We scheduled long walks every morning to get him out of the apartment and help his mood as the day began. And, since he suffered from anxiety when left alone, I initially cancelled or moved my daytime appointments and stayed home with him or took him with me to run errands so he would have time to get used to the neighborhood and apartment. With time, we began leaving him alone for very short stints with a treat-filled toy to keep him occupied and would stand in the hallway listening for his cries. Over time, we were able to slowly extend our time away as he relaxed into his new normal. It certainly wasn’t convenient to plan work and outings around Turk’s needs, but we recognized the importance of giving him time to settle in.
A New Normal
Three months after moving to the city, Turk is much happier. He has a new routine that includes daily walks around the neighborhood, dinners with us on restaurant patios, cab rides to Central Park, and so much more human and dog interaction than he has ever had before. In some ways, I think he’s even happier in Manhattan because we bring him with us so many places. I can’t say whether dogs remember where they’ve come from and miss it… but I know now that they are more adaptable than we think. I have also learned that patience and compassion goes a long way towards helping them adjust.
An Change for Everyone
Brad and I shared many laughs about Turk’s poop-strike and his fascination with the homeless, but the reality is that his behavioral changes were an indication of a larger adjustment that was admittedly hard for all of us. Sure, as humans, we knew where to use the bathroom and how to interact with strangers, but we too mourned the loss of our home and yard and had to learn new strategies for finding rest and comfort in this new place. Turk’s adjustment paralleled our own in many ways. And although his fears and hesitations are different, they are just as real.

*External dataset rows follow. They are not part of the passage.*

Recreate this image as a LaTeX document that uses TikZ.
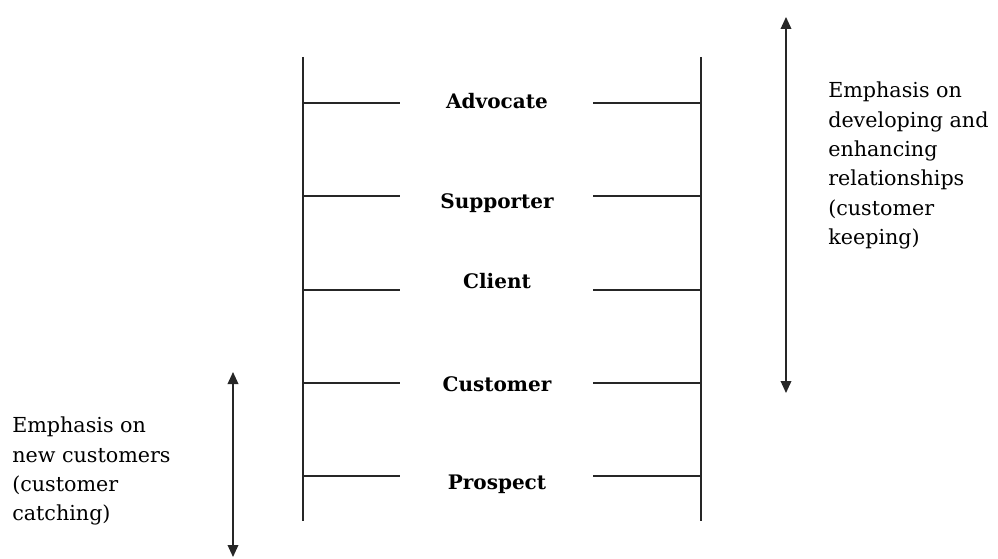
\documentclass[tikz,border=0pt]{standalone}
\usepackage{fontspec}
\setmainfont{DejaVu Serif}
\usetikzlibrary{arrows.meta}

\begin{document}
\begin{tikzpicture}[x=0.75pt,y=-0.75pt,
    rail/.style={draw=black!85,line width=1.2pt},
    twoway/.style={black!85,line width=1.1pt,{Triangle[length=9pt,width=8pt]}-{Triangle[length=9pt,width=8pt]}},
    stage/.style={font=\bfseries\fontsize{15}{18}\selectfont,anchor=base,inner sep=0pt},
    remark/.style={font=\fontsize{15.5}{22}\selectfont,align=left,anchor=north west,inner sep=0pt}]
    \useasboundingbox (0,0) rectangle (998,559);
    \def\rung#1#2#3#4{
    \coordinate (#1a) at (303,#3);
    \coordinate (#1b) at (400,#3);
    \coordinate (#1c) at (593,#3);
    \coordinate (#1d) at (701,#3);
    \node[stage] (#1) at (497,#4) {#2};
    \draw[rail] (#1a) -- (#1b) (#1c) -- (#1d);
    }

    % the ladder
    \coordinate (ltop) at (303,57);
    \coordinate (lbot) at (303,521);
    \coordinate (rtop) at (701,57);
    \coordinate (rbot) at (701,521);
    \draw[rail] (ltop) -- (lbot);
    \draw[rail] (rtop) -- (rbot);

    \rung{adv}{Advocate}{103}{109};
    \rung{sup}{Supporter}{196}{209};
    \rung{cli}{Client}{290}{288};
    \rung{cus}{Customer}{383}{391};
    \rung{pro}{Prospect}{476}{489};

    % emphasis arrows
    \coordinate (keeptop) at (786,17);
    \coordinate (keepbot) at (786,393);
    \draw[twoway] (keeptop) -- (keepbot);
    \node[remark] (keep) at (828,82) {Emphasis on\\developing and\\enhancing\\relationships\\(customer\\keeping)};

    \coordinate (catchtop) at (233,372);
    \coordinate (catchbot) at (233,557);
    \draw[twoway] (catchtop) -- (catchbot);
    \node[remark] (catch) at (12,417) {Emphasis on\\new customers\\(customer\\catching)};
\end{tikzpicture}
\end{document}
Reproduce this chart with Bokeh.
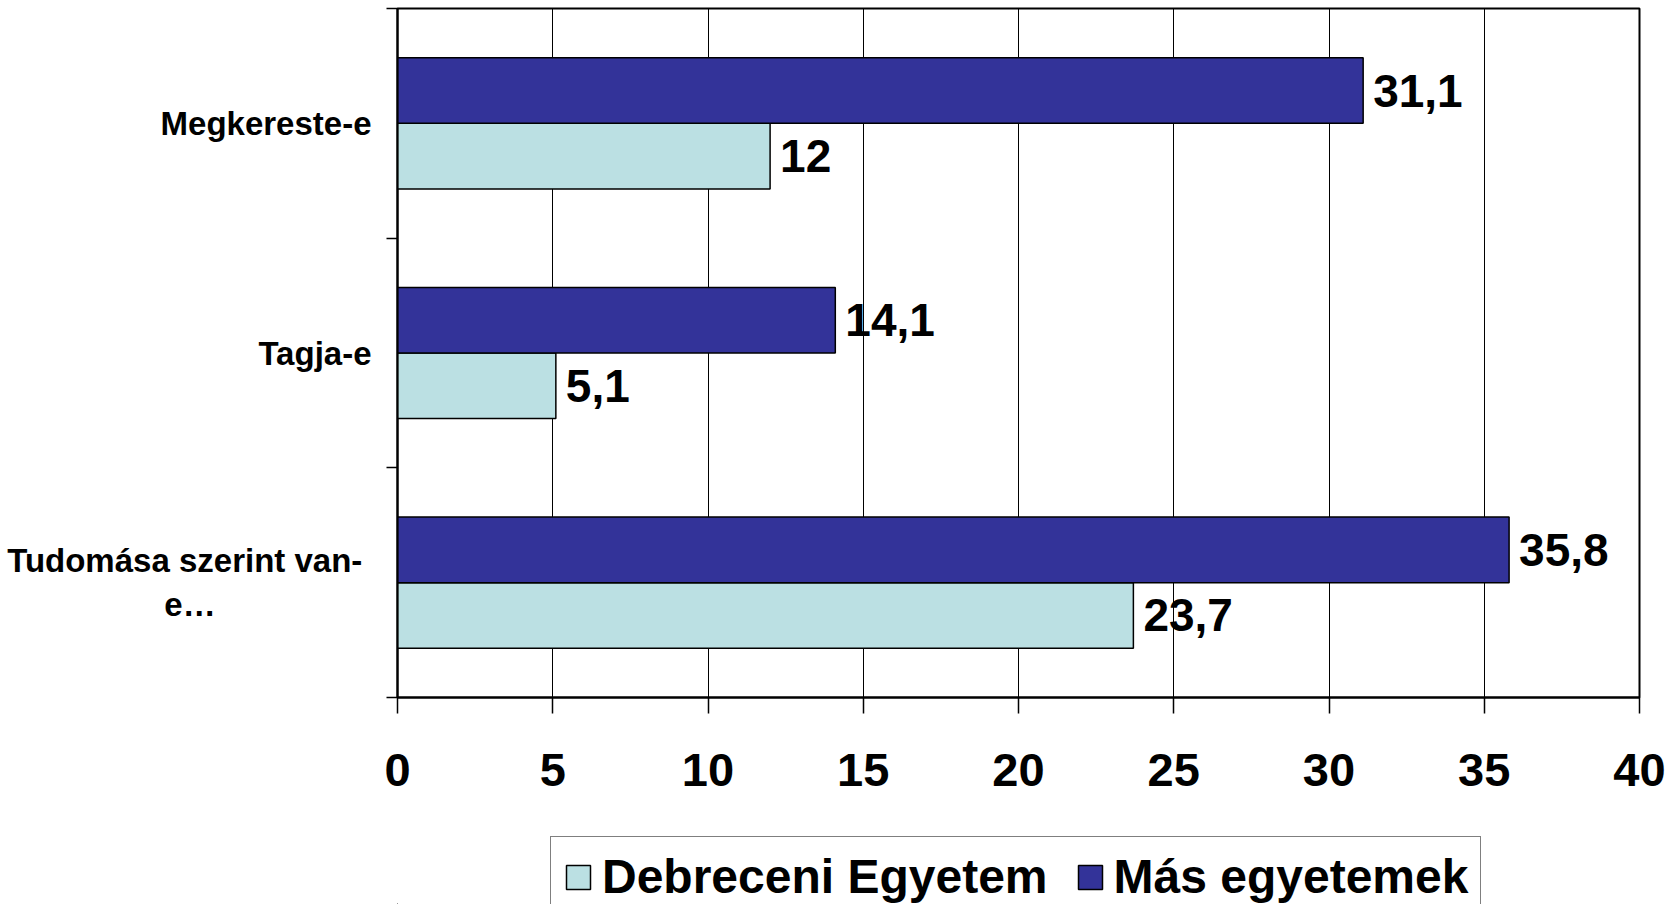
from bokeh.plotting import figure
from bokeh.layouts import column
from bokeh.models import Range1d, FixedTicker, Legend, LegendItem, ColumnDataSource
from bokeh.core.properties import value
from bokeh.embed import file_html
from bokeh.resources import INLINE

categories = ["Megkereste-e", "Tagja-e", "Tudomása szerint van-e…"]
# wrapped display text (no-break spaces keep the short second line centred)
NB = "\u00a0"
category_display = ["Megkereste-e", "Tagja-e",
                    "Tudomása szerint van-" + NB + "\ne…" + NB * 17]
debreceni = [12, 5.1, 23.7]
mas = [31.1, 14.1, 35.8]
series_names = ["Debreceni Egyetem", "Más egyetemek"]
x_ticks = [0, 5, 10, 15, 20, 25, 30, 35, 40]

FONT = value("Liberation Sans")
DARK = "#333399"
LIGHT = "#BBE0E3"
W = 1670

n = len(categories)
centers = [n - i - 0.5 for i in range(n)]
bar_h = 1 / 3.5


def fmt(v):
    return ("%g" % v).replace(".", ",")


src_deb = ColumnDataSource(dict(
    y=[c - bar_h / 2 for c in centers], right=debreceni,
    label=[fmt(v) for v in debreceni]))
src_mas = ColumnDataSource(dict(
    y=[c + bar_h / 2 for c in centers], right=mas,
    label=[fmt(v) for v in mas]))

p = figure(width=W, height=817, x_range=Range1d(0, 40), y_range=Range1d(0, n),
           output_backend="svg", toolbar_location=None,
           min_border_left=397, min_border_right=W - 1639, min_border_top=8,
           min_border_bottom=120)
p.background_fill_color = "white"
p.border_fill_color = "white"
p.outline_line_color = "black"
p.outline_line_width = 2

bar_style = dict(line_color="black", line_width=1.5)
p.hbar(y="y", left=0, right="right", height=bar_h, source=src_deb,
       fill_color=LIGHT, **bar_style)
p.hbar(y="y", left=0, right="right", height=bar_h, source=src_mas,
       fill_color=DARK, **bar_style)

for src in (src_deb, src_mas):
    p.text(x="right", y="y", text="label", source=src, x_offset=10,
           text_baseline="middle", text_align="left", text_font=FONT,
           text_font_style="bold", text_font_size="46px", text_color="black")

# x axis
p.xaxis.ticker = FixedTicker(ticks=x_ticks)
p.xgrid.ticker = FixedTicker(ticks=x_ticks)
p.xgrid.grid_line_color = "black"
p.xgrid.grid_line_width = 1
p.ygrid.visible = False
xa = p.xaxis[0]
xa.axis_line_width = 2
xa.axis_line_color = "black"
xa.major_tick_out = 16
xa.major_tick_in = 0
xa.major_tick_line_color = "black"
xa.major_tick_line_width = 1.5
xa.minor_tick_line_color = None
xa.minor_tick_out = 0
xa.major_label_standoff = 40
xa.major_label_text_font = "Liberation Sans"
xa.major_label_text_font_style = "bold"
xa.major_label_text_font_size = "47px"
xa.major_label_text_color = "black"

# y axis: labels at category centres, ticks at category boundaries
ya = p.yaxis[0]
ya.ticker = FixedTicker(ticks=centers, minor_ticks=[float(i) for i in range(n + 1)])
ya.major_label_overrides = {c: name for c, name in zip(centers, category_display)}
ya.axis_line_width = 2
ya.axis_line_color = "black"
ya.major_tick_out = 0
ya.major_tick_in = 0
ya.major_tick_line_color = None
ya.minor_tick_out = 11
ya.minor_tick_in = 0
ya.minor_tick_line_color = "black"
ya.minor_tick_line_width = 1.5
ya.major_label_standoff = 15
ya.major_label_text_font = "Liberation Sans"
ya.major_label_text_font_style = "bold"
ya.major_label_text_font_size = "33px"
ya.major_label_text_color = "black"
ya.major_label_text_align = "right"

# legend strip below the chart (its proxy bars lie far outside the strip's view)
pl = figure(width=W, height=87, x_range=Range1d(1000, 1001),
            y_range=Range1d(1000, 1001),
            output_backend="svg", toolbar_location=None,
            x_axis_location=None, y_axis_location=None, min_border=0)
pl.outline_line_color = None
pl.xgrid.visible = False
pl.ygrid.visible = False
pl.background_fill_color = "white"
pl.border_fill_color = "white"
l_deb = pl.hbar(y="y", left=0, right="right", height=bar_h, source=src_deb,
                fill_color=LIGHT, **bar_style)
l_mas = pl.hbar(y="y", left=0, right="right", height=bar_h, source=src_mas,
                fill_color=DARK, **bar_style)

legend = Legend(items=[LegendItem(label=series_names[0], renderers=[l_deb]),
                       LegendItem(label=series_names[1], renderers=[l_mas])],
                orientation="horizontal", location=(153, -13))
legend.label_text_font = "Liberation Sans"
legend.label_text_font_style = "bold"
legend.label_text_font_size = "48px"
legend.label_text_color = "black"
legend.glyph_width = 30
legend.glyph_height = 30
legend.label_standoff = 9
legend.spacing = 27
legend.padding = 12
legend.margin = 0
legend.border_line_color = "black"
legend.border_line_width = 1.5
legend.background_fill_color = "white"
legend.background_fill_alpha = 1
pl.add_layout(legend, "center")

layout = column(p, pl, spacing=0)
open("out.html", "w").write(file_html(layout, INLINE))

As humans, it’s easy for us to validate our own difficulties while seeing our dog’s struggles as unreasonable, but compassion should remind us that animals are approaching life from a different perspective. We made the choice to move, and we had all the information we needed to understand our new life in this new place, but even still, we struggled.
When I was tempted to become frustrated with how Turk’s adjustment caused me to change my schedule, cancel appointments, or simply walk the block a few extra times waiting for him to feel comfortable enough to poop, it was really helpful to remember how much this creature means to us, and how making this move without him would have been far more lonely, boring, and meaningless.